Летом 69-го года мы сидели с Алей у Красного Ручья на берегу Пинеги и разрабатывали такую сложную систему издания журнала, при которой он будет самиздатски издаваться здесь (отдел распределения – глубже его действующая редакция – ещё глубже теневая редакция, готовая принять дела, когда провалится действующая, и создать себе вторую теневую), а я – может быть, здесь, а может быть, и там, но и в этом случае подписываю журнал (участвую в нём оттуда). И при всех этих разработках мы так и не сошлись в коренном вопросе: Аля считала, что надо на родине жить и умереть при любом обороте событий, а я, по-лагерному: нехай умирает, кто дурней, а я хочу при жизни напечататься. (Чтобы в России жить и всё напечатать – тогда ещё представлялось чересчур рискованно, невозможно.)
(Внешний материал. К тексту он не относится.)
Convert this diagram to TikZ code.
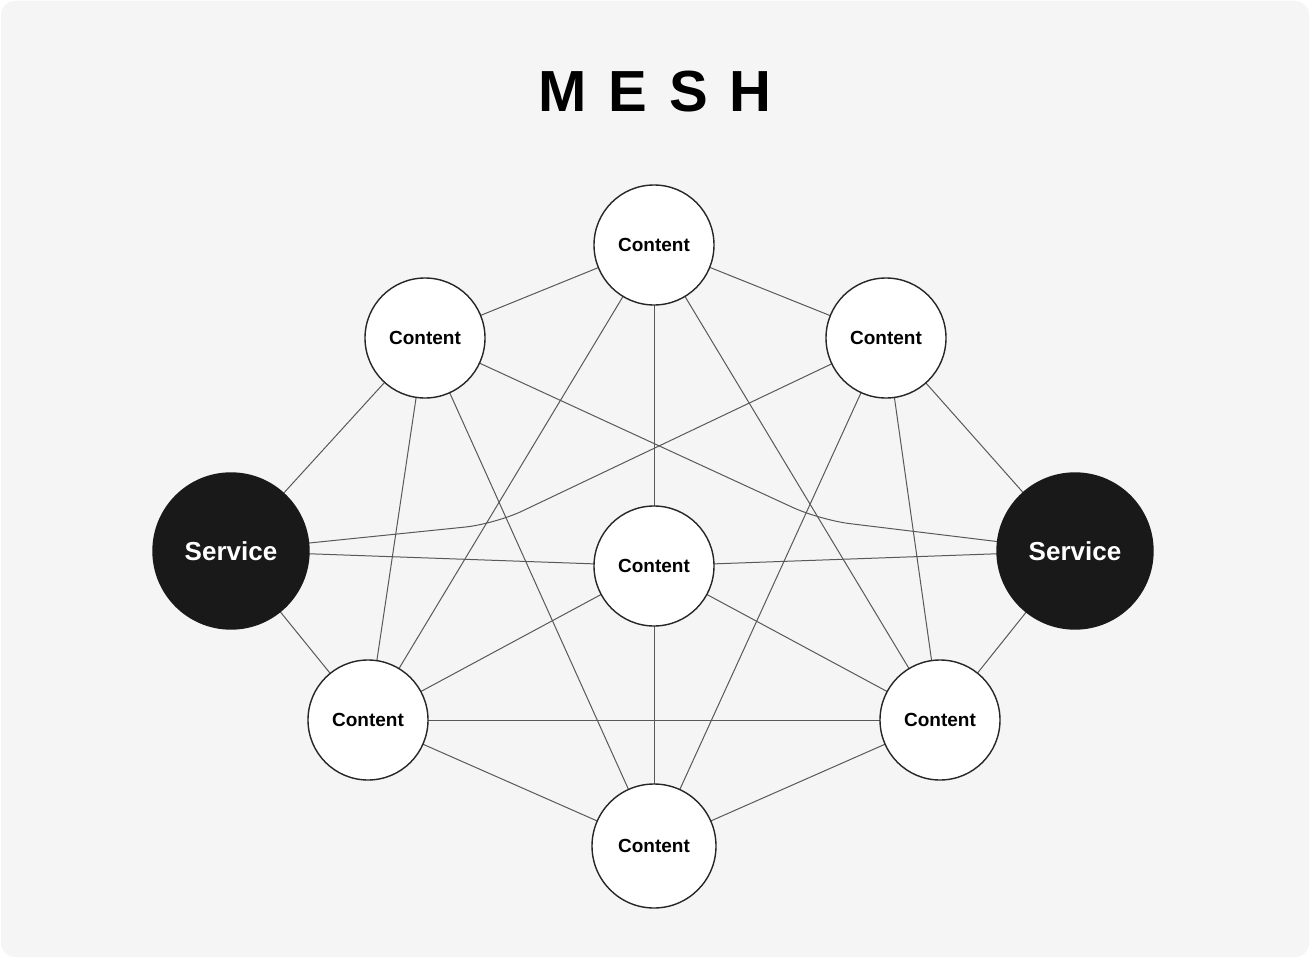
\documentclass[tikz,border=0pt]{standalone}
\usepackage{fontspec}
\setmainfont{Liberation Sans}
\begin{document}
\begin{tikzpicture}[x=1pt,y=-1pt,
  cn/.style={circle,draw=black!85,line width=1.4pt,fill=white,inner sep=0pt,minimum size=120pt,font=\fontsize{19}{22}\selectfont\bfseries},
  sv/.style={circle,draw=black!90,line width=1.4pt,fill=black!90,text=white,inner sep=0pt,minimum size=156pt,font=\fontsize{26}{30}\selectfont\bfseries},
  ed/.style={draw=black!65,line width=1pt}]
\useasboundingbox (0,0) rectangle (1310,958);
\fill[white] (0,0) rectangle (1310,958);
\fill[black!4,rounded corners=14pt] (1,1) rectangle (1309,957);
\node (title) at (655,92) {\fontsize{58}{60}\selectfont\bfseries M\hspace{0.38em}E\hspace{0.38em}S\hspace{0.38em}H};
\coordinate (k1) at (820,520);
\coordinate (k2) at (495,524);
\coordinate (pT) at (654,245);
\coordinate (pTL) at (425,338);
\coordinate (pTR) at (886,338);
\coordinate (pSL) at (231,551);
\coordinate (pSR) at (1075,551);
\coordinate (pC) at (654,566);
\coordinate (pBL) at (368,720);
\coordinate (pBR) at (940,720);
\coordinate (pB) at (654,846);
\foreach \a/\b in {pTL/pT,pT/pTR,pTL/pSL,pTR/pSR,pTL/pBL,pTL/pB,pT/pBL,pT/pC,pT/pBR,pTR/pB,pTR/pBR,pSL/pC,pSR/pC,pSL/pBL,pSR/pBR,pC/pBL,pC/pBR,pC/pB,pBL/pBR,pBL/pB,pBR/pB}
  \draw[ed] (\a) -- (\b);
\draw[ed,rounded corners=30pt] (pTL) -- (k1) -- (pSR);
\draw[ed,rounded corners=30pt] (pTR) -- (k2) -- (pSL);
\node[cn] (T) at (pT) {Content};
\node[cn] (TL) at (pTL) {Content};
\node[cn] (TR) at (pTR) {Content};
\node[sv] (SL) at (pSL) {Service};
\node[sv] (SR) at (pSR) {Service};
\node[cn] (C) at (pC) {Content};
\node[cn] (BL) at (pBL) {Content};
\node[cn] (BR) at (pBR) {Content};
\node[cn,minimum size=124pt] (B) at (pB) {Content};
\end{tikzpicture}
\end{document}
Как в насмешку, именно в эти дни бежал на Запад А. Кузнецов, мы на Пинеге слушали по транзистору. Перепугались на верхах, а он ликовал, думал наверно: вот сейчас всю историю повернёт. Ан ошибка бегляческая, смещение масштабов. Главное же: тут у нас, в СССР, почти поголовно не одобрил его образованный класс, и не только за податливость гэбистам, за игру в доносы, но и за самый побег: лёгкий жребий! Человеку безвестному, досаждённому, можно простить, но писателю? Какой же, мол, тогда ты наш писатель? Нерациональные мы люди: десятилетиями бродим и хлюпаем в навозной жиже, брюзжим, что плохо. И не делаем усилий выбраться. А кто выбарахтывается и бежит прочь, кричим: «изменник! не наш!»
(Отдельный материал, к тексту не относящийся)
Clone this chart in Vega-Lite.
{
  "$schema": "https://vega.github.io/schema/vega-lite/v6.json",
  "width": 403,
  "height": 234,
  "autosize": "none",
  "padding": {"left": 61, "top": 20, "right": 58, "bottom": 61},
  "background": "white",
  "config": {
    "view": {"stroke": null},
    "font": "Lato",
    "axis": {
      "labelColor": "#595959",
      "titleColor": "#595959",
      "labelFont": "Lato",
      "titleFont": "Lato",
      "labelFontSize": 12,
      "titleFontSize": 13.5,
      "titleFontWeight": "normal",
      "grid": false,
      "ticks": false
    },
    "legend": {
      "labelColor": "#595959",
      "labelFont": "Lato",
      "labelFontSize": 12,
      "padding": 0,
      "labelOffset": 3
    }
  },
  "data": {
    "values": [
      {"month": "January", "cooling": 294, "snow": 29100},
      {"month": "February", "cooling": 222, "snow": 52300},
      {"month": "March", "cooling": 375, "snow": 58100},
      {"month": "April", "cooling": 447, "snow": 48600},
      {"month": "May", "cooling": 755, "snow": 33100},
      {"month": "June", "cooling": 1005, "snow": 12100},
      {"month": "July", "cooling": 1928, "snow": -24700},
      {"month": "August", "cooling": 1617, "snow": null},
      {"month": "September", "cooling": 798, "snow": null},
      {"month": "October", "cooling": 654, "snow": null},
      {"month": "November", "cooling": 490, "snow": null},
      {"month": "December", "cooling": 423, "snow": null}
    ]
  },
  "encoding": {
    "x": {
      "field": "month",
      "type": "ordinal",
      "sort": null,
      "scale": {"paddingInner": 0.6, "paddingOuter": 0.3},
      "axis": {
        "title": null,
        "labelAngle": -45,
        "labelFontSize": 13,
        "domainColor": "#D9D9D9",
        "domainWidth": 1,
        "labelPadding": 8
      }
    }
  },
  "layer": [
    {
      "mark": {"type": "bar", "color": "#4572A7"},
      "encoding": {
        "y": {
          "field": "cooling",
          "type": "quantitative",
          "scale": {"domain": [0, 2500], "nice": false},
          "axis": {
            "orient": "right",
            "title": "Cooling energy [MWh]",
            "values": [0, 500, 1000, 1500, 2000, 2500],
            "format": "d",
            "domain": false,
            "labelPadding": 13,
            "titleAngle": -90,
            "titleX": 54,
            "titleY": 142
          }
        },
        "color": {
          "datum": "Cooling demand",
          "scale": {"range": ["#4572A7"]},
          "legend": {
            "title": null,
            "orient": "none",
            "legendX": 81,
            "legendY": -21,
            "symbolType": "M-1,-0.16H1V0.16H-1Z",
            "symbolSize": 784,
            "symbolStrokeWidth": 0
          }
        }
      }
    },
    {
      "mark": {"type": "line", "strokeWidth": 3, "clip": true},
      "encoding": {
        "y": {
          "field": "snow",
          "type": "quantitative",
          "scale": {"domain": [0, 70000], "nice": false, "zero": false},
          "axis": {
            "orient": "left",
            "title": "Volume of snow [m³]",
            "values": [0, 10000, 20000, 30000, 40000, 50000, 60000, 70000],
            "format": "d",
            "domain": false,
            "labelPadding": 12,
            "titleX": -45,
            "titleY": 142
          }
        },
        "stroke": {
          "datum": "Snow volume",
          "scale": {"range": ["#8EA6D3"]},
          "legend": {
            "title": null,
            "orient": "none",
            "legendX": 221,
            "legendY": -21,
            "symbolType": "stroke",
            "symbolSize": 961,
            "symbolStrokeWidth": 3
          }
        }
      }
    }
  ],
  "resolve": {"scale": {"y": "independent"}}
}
Сам он был человек рациональный и, решая (опять же – не в абстракции, а вполне конкретно, для себя) этот проклятый вопрос, руководствовался соображениями сугубо рациональными:
Пока я тут, в клетке, – я им полустрашен, меня всегда можно прихлопнуть. А оттуда – я ужасен для них, я успею (пока не всадят ножа мне в рёбра, не отравят, не застрелят, не выбросят из поезда), успею развернуть всё, укрытое ими за полстолетия! – и после того захлёста им уже не жить, или только доковыливать (так мне казалось).
Эта проблема подступила к самому его горлу, когда пришла пора решать, ехать или не ехать ему в Стокгольм – получать Нобелевскую премию.
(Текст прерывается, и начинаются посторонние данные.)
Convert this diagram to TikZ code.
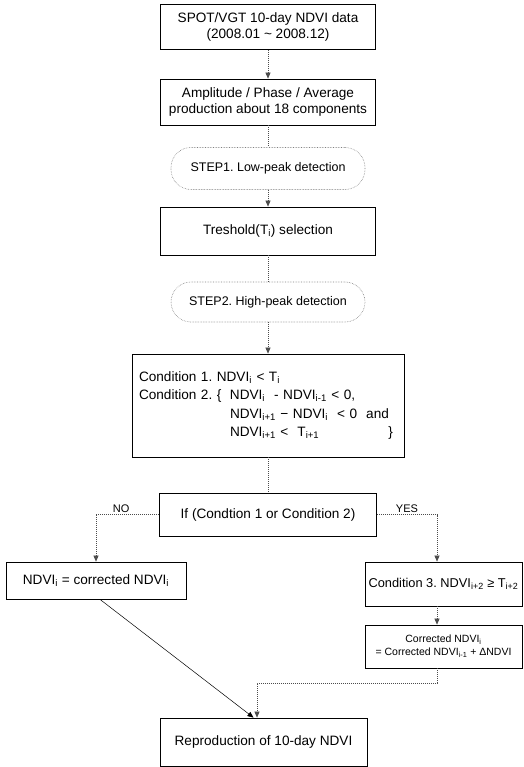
\documentclass[tikz,border=0pt]{standalone}
\usepackage{fontspec}
\setmainfont{Liberation Sans}
\usetikzlibrary{arrows.meta}

\newcommand{\ix}[1]{\textsubscript{#1}}
\frenchspacing

\begin{document}
\begin{tikzpicture}[
		x=1pt, y=-1pt,
		every node/.style={font=\fontsize{13.6}{16.5}\selectfont},
		box/.style={draw, line width=0.8pt, align=center, minimum width=215pt, minimum height=45pt},
		stepbox/.style={draw=gray, densely dotted, line width=0.6pt, rounded corners=20pt, minimum width=194pt, minimum height=42pt, font=\fontsize{12.5}{15}\selectfont},
		link/.style={gray!60!black, line width=0.6pt, dash pattern=on 1pt off 1pt},
		arrow/.style={link, -{Triangle[length=6pt,width=5pt]}},
		plain/.style={line width=0.5pt, -{Triangle[length=6pt,width=5pt]}},
		lbl/.style={font=\fontsize{11}{13}\selectfont, text=black, above, inner sep=2pt}
		]
		\useasboundingbox (0,0) rectangle (523,767);
		
		\node[box] (spot) at (268,27) {SPOT/VGT 10-day NDVI data\\(2008.01 \textasciitilde{} 2008.12)};
		\node[box, minimum height=46pt] (ampl) at (268,102) {Amplitude / Phase / Average\\production about 18 components};
		\node[stepbox] (low) at (268,168.5) {STEP1. Low-peak detection};
		\node[box, minimum height=48pt] (thr) at (268,231) {Treshold(T\ix{i}) selection};
		\node[stepbox, minimum height=40pt] (high) at (268,302) {STEP2. High-peak detection};
		\node[box, minimum width=272pt, minimum height=103pt, text width=258pt, inner xsep=7pt, align=left,
			font=\fontsize{13.6}{18.5}\selectfont] (cond) at (268,405.5) {Condition 1. NDVI\ix{i} < T\ix{i}\\
			\makebox[91pt][l]{Condition 2. \{}NDVI\ix{i}\ \ - NDVI\ix{i-1} < 0,\\
			\hspace*{91pt}NDVI\ix{i+1} − NDVI\ix{i}\ \ < 0\ \ and\\
			\hspace*{91pt}\makebox[163pt][l]{NDVI\ix{i+1} <\ \ T\ix{i+1}\hfill\}}};
		\node[box, minimum width=217pt, minimum height=43pt] (iff) at (268,514.5) {If (Condtion 1 or Condition 2)};
		\node[box, minimum width=180pt, minimum height=37pt] (keep) at (96,580.5) {NDVI\ix{i} = corrected NDVI\ix{i}};
		\node[box, minimum width=157pt, minimum height=44pt, inner xsep=2pt, font=\fontsize{12.8}{15}\selectfont] (cthree) at (443.5,584) {Condition 3. NDVI\ix{i+2} ≥ T\ix{i+2}};
		\node[box, minimum width=157pt, minimum height=43pt, font=\fontsize{10.5}{13}\selectfont] (corr) at (443.5,646.5) {Corrected NDVI\ix{i}\\= Corrected NDVI\ix{i-1} + ΔNDVI};
		\node[box, minimum width=207pt, minimum height=48pt] (repro) at (263.5,742) {Reproduction of 10-day NDVI};
		
		\draw[arrow] (spot) -- (ampl);
		\draw[link] (ampl) -- (low);
		\draw[arrow] (low) -- (thr);
		\draw[link] (thr) -- (high);
		\draw[arrow] (high) -- (cond);
		\draw[link] (cond) -- (iff);
		\draw[arrow] (iff.west) -| node[lbl, pos=0.3] {NO} (keep.north);
		\draw[arrow] (iff.east) -| node[lbl, pos=0.25] {YES} ([xshift=-6.5pt]cthree.north);
		\draw[arrow] ([xshift=-6.5pt]cthree.south) -- ([xshift=-6.5pt]corr.north);
		\draw[plain] ([xshift=4pt]keep.south) -- ([xshift=-10pt]repro.north);
		\draw[arrow] ([xshift=-6.5pt]corr.south) -- ++(0,15) -| ([xshift=-6.5pt]repro.north);
		
	\end{tikzpicture}
\end{document}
Не могло быть, да и не было у него никаких сомнений, что если, воспользовавшись этим предлогом, Софья Власьевна откроет перед ним границу, которая у неё всегда «на замке», то уж обратно – точно не впустит. Стало быть, если решиться ехать, то уж не строя себе никаких иллюзий, точно зная, что это его расставание с Родиной будет не на время, а – НАВСЕГДА.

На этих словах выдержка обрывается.